**Source data:**
------------------------------
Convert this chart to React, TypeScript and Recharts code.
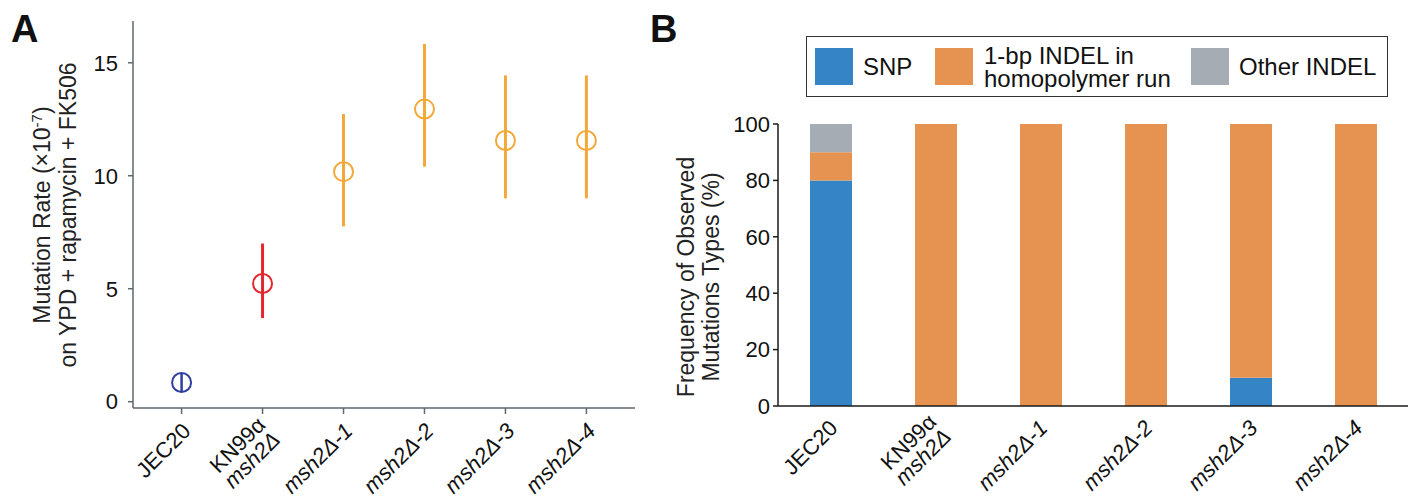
import React from 'react';
import { ScatterChart, Scatter, ErrorBar, BarChart, Bar, XAxis, YAxis } from 'recharts';

// strains shown on both panels (tick labels, one entry per line)
const strains = ['JEC20', 'KN99α msh2Δ', 'msh2Δ-1', 'msh2Δ-2', 'msh2Δ-3', 'msh2Δ-4'];
const strainLines = [['JEC20'], ['KN99α', 'msh2Δ'], ['msh2Δ-1'], ['msh2Δ-2'], ['msh2Δ-3'], ['msh2Δ-4']];

// panel A: mutation rate (x10^-7) with 95% CI
const rates = [0.85, 5.23, 10.18, 12.95, 11.56, 11.56];
const lowerCI = [0.45, 3.7, 7.76, 10.4, 9.0, 9.0];
const upperCI = [1.25, 7.0, 12.73, 15.83, 14.44, 14.44];
const groups = ['wt', 'ref', 'msh2', 'msh2', 'msh2', 'msh2'];
const groupColors: Record<string, string> = { wt: '#2f3f9f', ref: '#e2282e', msh2: '#f2a93a' };
const rateTicks = [0, 5, 10, 15];

// panel B: % of observed mutation types
const seriesNames = ['SNP', '1-bp INDEL in\nhomopolymer run', 'Other INDEL'];
const seriesColors = ['#3585c6', '#e69251', '#a6acb4'];
const snp = [80, 0, 0, 0, 10, 0];
const indel1bp = [10, 100, 100, 100, 90, 100];
const otherIndel = [10, 0, 0, 0, 0, 0];
const freqTicks = [0, 20, 40, 60, 80, 100];

const rateData = strains.map((s, i) => ({
  pos: i,
  strain: s,
  group: groups[i],
  rate: rates[i],
  err: [rates[i] - lowerCI[i], upperCI[i] - rates[i]],
}));

const freqData = strains.map((s, i) => ({
  strain: s,
  snp: snp[i],
  indel1bp: indel1bp[i],
  other: otherIndel[i],
}));

const FONT = '"Liberation Sans", Arial, Helvetica, sans-serif';
const GRAY_AXIS = '#5e686d';

function StrainTick(props: any) {
  const { x, y, payload, ox, oy, idx } = props;
  const i = idx(payload);
  const lines = strainLines[i] || [];
  const n = lines.length;
  return (
    <g transform={`translate(${x + ox},${y + oy})`}>
      <text transform="rotate(-45)" textAnchor="end" fontSize={22} fill="#111">
        {lines.map((ln: string, k: number) => (
          <tspan
            key={k}
            x={0}
            dy={k === 0 ? `${0.35 - (n - 1) * 0.4}em` : '0.95em'}
            fontStyle={ln.startsWith('msh2') ? 'italic' : 'normal'}
          >
            {ln}
          </tspan>
        ))}
      </text>
    </g>
  );
}

function AxisTitle({ cx, cy, gap, children }: any) {
  return (
    <text
      x={cx}
      y={cy}
      transform={`rotate(-90, ${cx}, ${cy})`}
      textAnchor="middle"
      fontSize={23}
      fill="#222"
    >
      {children(gap)}
    </text>
  );
}

function Circle(props: any) {
  const { cx, cy, payload } = props;
  return (
    <circle cx={cx} cy={cy} r={9.5} fill="none" stroke={groupColors[payload.group]} strokeWidth={2} />
  );
}

function PanelA() {
  const groupKeys = ['wt', 'ref', 'msh2'];
  return (
    <ScatterChart width={660} height={497} margin={{ top: 21, right: 25, left: 0, bottom: 0 }}>
      <XAxis
        type="number"
        dataKey="pos"
        domain={[-0.6, 5.6]}
        ticks={[0, 1, 2, 3, 4, 5]}
        allowDataOverflow
        height={89}
        stroke={GRAY_AXIS}
        strokeWidth={1.5}
        tickSize={6}
        tickMargin={0}
        tick={<StrainTick ox={5} oy={13} idx={(p: any) => p.value} />}
      />
      <YAxis
        type="number"
        dataKey="rate"
        domain={[-0.28, 16.85]}
        ticks={rateTicks}
        allowDataOverflow
        width={133}
        stroke={GRAY_AXIS}
        strokeWidth={1.5}
        tickSize={5}
        tickMargin={10}
        tick={{ fill: '#111', fontSize: 22 }}
        label={
          <AxisTitle cx={50} cy={215} gap={26}>
            {(gap: number) => [
              <tspan key="a" x={50} dy={0}>Mutation Rate (×10</tspan>,
              <tspan key="b" dy={-8} fontSize={15}>-7</tspan>,
              <tspan key="c" dy={8}>)</tspan>,
              <tspan key="d" x={50} dy={gap}>on YPD + rapamycin + FK506</tspan>,
            ]}
          </AxisTitle>
        }
      />
      {groupKeys.map((g) => (
        <Scatter
          key={g}
          data={rateData.filter((d) => d.group === g)}
          shape={<Circle />}
          isAnimationActive={false}
        >
          <ErrorBar
            dataKey="err"
            direction="y"
            width={0}
            stroke={groupColors[g]}
            strokeWidth={g === 'wt' ? 2.5 : 3}
            isAnimationActive={false}
          />
        </Scatter>
      ))}
    </ScatterChart>
  );
}

function PanelB() {
  const keys = ['snp', 'indel1bp', 'other'];
  return (
    <BarChart
      width={774}
      height={497}
      data={freqData}
      margin={{ top: 124, right: 6, left: 0, bottom: 0 }}
    >
      <XAxis
        dataKey="strain"
        height={91}
        stroke="#1a1a1a"
        strokeWidth={1.5}
        tickLine={false}
        tickSize={0}
        tickMargin={0}
        tick={<StrainTick ox={3} oy={18} idx={(p: any) => strains.indexOf(p.value)} />}
      />
      <YAxis
        domain={[0, 100]}
        ticks={freqTicks}
        allowDataOverflow
        width={138}
        stroke="#1a1a1a"
        strokeWidth={1.5}
        tickSize={5}
        tickMargin={3}
        tick={{ fill: '#111', fontSize: 22 }}
        label={
          <AxisTitle cx={54} cy={277} gap={25}>
            {(gap: number) => [
              <tspan key="a" x={54} dy={0}>Frequency of Observed</tspan>,
              <tspan key="b" x={54} dy={gap}>Mutations Types (%)</tspan>,
            ]}
          </AxisTitle>
        }
      />
      {keys.map((k, i) => (
        <Bar key={k} dataKey={k} stackId="m" fill={seriesColors[i]} barSize={42} isAnimationActive={false} />
      ))}
    </BarChart>
  );
}

function LegendBox() {
  const squareLeft = [8, 128, 384];
  const textLeft = [56, 177, 432];
  return (
    <div
      style={{
        position: 'absolute',
        left: 806,
        top: 36,
        width: 580,
        height: 59,
        border: '1.5px solid #333',
      }}
    >
      {seriesNames.map((name, i) => (
        <React.Fragment key={name}>
          <div
            style={{
              position: 'absolute',
              left: squareLeft[i],
              top: 11,
              width: 38,
              height: 37,
              background: seriesColors[i],
            }}
          />
          <div
            style={{
              position: 'absolute',
              left: textLeft[i],
              top: 0,
              height: 59,
              display: 'flex',
              alignItems: 'center',
              fontSize: 24,
              lineHeight: '23px',
              whiteSpace: 'pre-line',
              color: '#111',
            }}
          >
            {name}
          </div>
        </React.Fragment>
      ))}
    </div>
  );
}

export default function App() {
  return (
    <div
      style={{
        position: 'absolute',
        left: 0,
        top: 0,
        width: 1414,
        height: 497,
        background: '#fff',
        fontFamily: FONT,
        overflow: 'hidden',
      }}
    >
      <div style={{ position: 'absolute', left: 0, top: 0 }}>
        <PanelA />
      </div>
      <div style={{ position: 'absolute', left: 640, top: 0 }}>
        <PanelB />
      </div>
      <LegendBox />
      <div style={{ position: 'absolute', left: 11, top: 8, fontSize: 38, fontWeight: 700, color: '#111' }}>A</div>
      <div style={{ position: 'absolute', left: 650, top: 8, fontSize: 38, fontWeight: 700, color: '#111' }}>B</div>
    </div>
  );
}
------------------------------
**Stated problem:**
Which lines contain the word "React"? Return each of them.

**The answer:**
Convert this chart to React, TypeScript and Recharts code.
import React from 'react';
        <React.Fragment key={name}>
        </React.Fragment>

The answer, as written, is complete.